To jest bardzo małostkowe i infantylne.
Całkowity brak klasy, godności i honoru. Jak to pośród fornali.
Pozdrawiam serdecznie
07-12-2015 [21:23] - Lech Makowiecki | Link: Witam Gdynię! jak zwał, tak
Witam Gdynię!
jak zwał, tak zwał. Nikt nie lubi donosicieli. Nie szanują ich nawet ci, do których oni donoszą... Pozdrawiam!
07-12-2015 [22:30] - ExWroclawianin | Link: Szanowny Panie
Szanowny Panie Lechu!
500/100! Super!
Tak trzymac reke na pulsie!
Wspanialy tekst i przewspanialy podnoszacy na duchu wiersz o wskrzeszeniu AK!
Polska bedzie jeszcze WIELKA gdy w koncu zapanuje NORMALNOSC, oraz uda sie a udac sie tym razem musi kiedy pogonimy to zaprzanstwo, te lewacka, liberalna, dewiacyjna i bolszewicka PASOZYTNICZA zaraze z naszych polskich granic! Jestem bardzo dumny z Polski choc jestem bardzo daleko od Polski bo po drugiej stronie oceanu Atlantyckiego!
Pozdrawiam Pana i panskich czytelnikow bloga z New Jersey w USA!
SURSUM CORDA .................i do przodu!!!!!
07-12-2015 [23:41] - bolesław | Link: Szanowny Panie Lechu. "Na
Szanowny Panie Lechu.
"Na szczęście u nas nie zabrania się jeszcze obchodzenia świąt Bożego Narodzenia ze względu na poprawność polityczną."
Nawet z tym się zgadzam. Ale mam pewne uwagi. Znam przykłady gdzie w zakładach pracy były organizowane spotkania opłatkowe (oczywiście z dzieleniem się opłatkiem), zgodnie z tradycją była rybka i dania postne. Od dwóch, trzech lat choinkę ustawiają tak aby nie była na widoku albo wcale by nie drażnić niewierzących. Oczywiście z tego samego powodu nie ma opłatka. Zamiast potraw postnych często jest golonka i ......

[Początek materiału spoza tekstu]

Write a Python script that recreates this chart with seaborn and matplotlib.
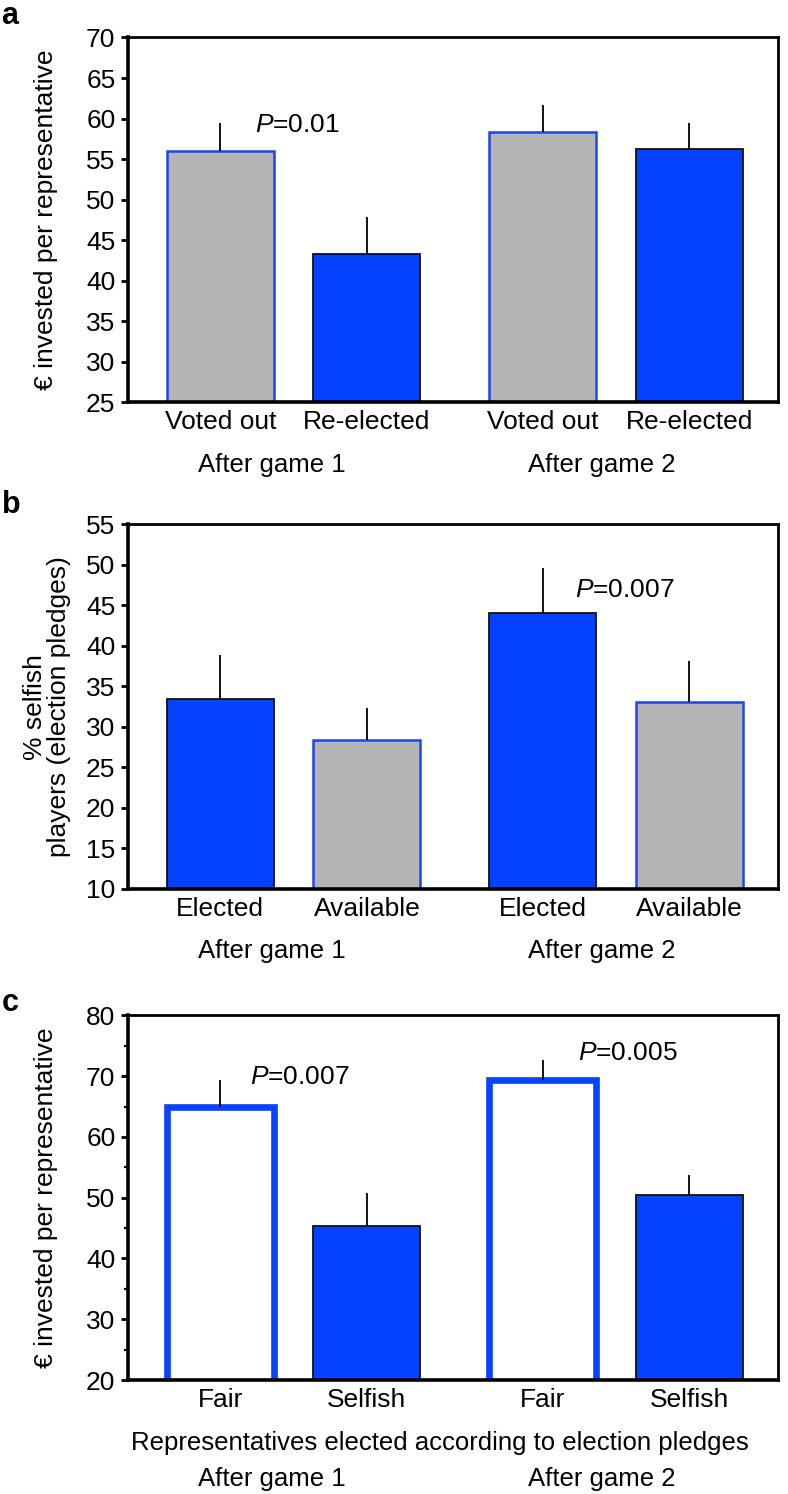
import matplotlib
matplotlib.use('Agg')
import matplotlib.pyplot as plt
from matplotlib.ticker import MultipleLocator
import seaborn as sns
import numpy as np
import pandas as pd

# ---------------- data ----------------
a_labels = ['Voted out', 'Re-elected', 'Voted out', 'Re-elected']
a_values = [56.0, 43.3, 58.3, 56.2]
a_errors = [3.4, 4.6, 3.4, 3.2]
a_kinds = ['gray', 'blue', 'gray', 'blue']

b_labels = ['Elected', 'Available', 'Elected', 'Available']
b_values = [33.4, 28.4, 44.1, 33.1]
b_errors = [5.5, 3.9, 5.5, 5.0]
b_kinds = ['blue', 'gray', 'blue', 'gray']

c_labels = ['Fair', 'Selfish', 'Fair', 'Selfish']
c_values = [64.9, 45.4, 69.4, 50.4]
c_errors = [4.4, 5.3, 3.2, 3.3]
c_kinds = ['open', 'blue', 'open', 'blue']

group_labels = ['After game 1', 'After game 2']
c_subtitle = 'Representatives elected according to election pledges'

# ---------------- layout / style ----------------
positions = [0.0, 1.0, 2.2, 3.2]
group_x = [0.35, 2.6]
STYLE = {
    'gray': dict(fc='#b4b4b4', ec='#1d44f0', lw=1.8),
    'blue': dict(fc='#0442ff', ec='#111111', lw=1.3),
    'open': dict(fc='white', ec='#0a43ff', lw=4.8),
}
FS = 19
FS_GROUP = 18.5

sns.set_theme(style='ticks')
plt.rcParams['font.family'] = ['Liberation Sans', 'DejaVu Sans']
plt.rcParams['mathtext.fontset'] = 'custom'
plt.rcParams['mathtext.rm'] = 'Liberation Sans'
plt.rcParams['mathtext.it'] = 'Liberation Sans:italic'
for key in ['text.color', 'axes.labelcolor', 'xtick.color', 'ytick.color',
            'axes.edgecolor']:
    plt.rcParams[key] = 'black'

fig = plt.figure(figsize=(7.88, 14.94), dpi=100)
L, W, H = 0.1624, 0.825, 0.2440
ax_a = fig.add_axes([L, 0.7309, W, H])
ax_b = fig.add_axes([L, 0.4050, W, H])
ax_c = fig.add_axes([L, 0.0763, W, H])


def panel(ax, labels, values, errors, kinds, ylim, ystep, ylabel, label_x,
          minor=None):
    df = pd.DataFrame({'pos': positions, 'value': values})
    sns.barplot(data=df, x='pos', y='value', native_scale=True, width=0.73,
                errorbar=None, ax=ax)
    for patch, k in zip(ax.patches, kinds):
        st = STYLE[k]
        patch.set_facecolor(st['fc'])
        patch.set_edgecolor(st['ec'])
        patch.set_linewidth(st['lw'])
    ax.vlines(positions, values, np.add(values, errors), color='black',
              lw=1.3, zorder=3)
    ax.set_xlim(-0.63, 3.805)
    ax.set_ylim(*ylim)
    ax.set_yticks(np.arange(ylim[0], ylim[1] + 0.1, ystep))
    if minor:
        ax.yaxis.set_minor_locator(MultipleLocator(minor))
        ax.tick_params(axis='y', which='minor', length=3, width=1.6,
                       direction='out')
    ax.set_xticks(positions)
    ax.set_xticklabels(labels, fontsize=FS)
    ax.tick_params(axis='x', length=0, pad=6)
    ax.tick_params(axis='y', which='major', labelsize=FS, length=5,
                   width=2, pad=4, direction='out', colors='black')
    ax.set_xlabel('')
    ax.set_ylabel(ylabel, fontsize=FS, color='black', linespacing=1.0)
    ax.yaxis.set_label_coords(label_x, 0.5)
    for side in ['top', 'right']:
        ax.spines[side].set_linewidth(2.0)
        ax.spines[side].set_color('black')
    for side in ['left', 'bottom']:
        ax.spines[side].set_linewidth(2.6)
        ax.spines[side].set_color('black')
        ax.spines[side].set_zorder(5)


panel(ax_a, a_labels, a_values, a_errors, a_kinds, (25, 70), 5,
      '€ invested per representative', -0.108)
panel(ax_b, b_labels, b_values, b_errors, b_kinds, (10, 55), 5,
      '% selfish\nplayers (election pledges)', -0.088)
panel(ax_c, c_labels, c_values, c_errors, c_kinds, (20, 80), 10,
      '€ invested per representative', -0.108, minor=5)

# group labels
for ax in (ax_a, ax_b):
    for gx, g in zip(group_x, group_labels):
        ax.annotate(g, xy=(gx, 0), xycoords=('data', 'axes fraction'),
                    xytext=(0, -45), textcoords='offset points',
                    ha='center', va='center', fontsize=FS_GROUP)
ax_c.annotate(c_subtitle, xy=(1.5, 0), xycoords=('data', 'axes fraction'),
              xytext=(0, -45), textcoords='offset points',
              ha='center', va='center', fontsize=FS_GROUP)
for gx, g in zip(group_x, group_labels):
    ax_c.annotate(g, xy=(gx, 0), xycoords=('data', 'axes fraction'),
                  xytext=(0, -71), textcoords='offset points',
                  ha='center', va='center', fontsize=FS_GROUP)

# P-values
ax_a.text(0.24, 59.25, r'$P$=0.01', fontsize=FS, va='center', ha='left')
ax_b.text(2.42, 46.9, r'$P$=0.007', fontsize=FS, va='center', ha='left')
ax_c.text(0.20, 69.8, r'$P$=0.007', fontsize=FS, va='center', ha='left')
ax_c.text(2.44, 73.9, r'$P$=0.005', fontsize=FS, va='center', ha='left')

# panel letters
for y, letter in [(0.999, 'a'), (0.672, 'b'), (0.339, 'c')]:
    fig.text(0.002, y, letter, fontsize=22, fontweight='bold',
             va='top', ha='left')

fig.savefig('out.png', dpi=100)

Opłatkiem tylko w domach się dzielimy
W pracy niestety dzielić się wstydzimy
Zamiast tradycyjne spotkania opłatkowe
Organizujemy imprez rozrywkowe
Choinkę z dala gdzieś postawimy
Do biesiadnego stołu zaprosimy
Dań rybnych nie skosztujemy
Ale alkoholu moc wypijemy
Mam nadzieję, że teraz po zmianie władzy wszystko wróci do normy, w firmach i zakładach święta bez wstydu będą obchodzone zgodnie z polską tradycją.
Pozdrawiam, dzięki za balladę i za "Ja tu zostaje". Super!!
bolesław
08-12-2015 [08:50] - lala | Link: a Pan zapomniał o tym, jak
a Pan zapomniał o tym, jak nowo wybarany polski prezydent mówił o Polsce do niemieckiego prezydenta w Berlinie????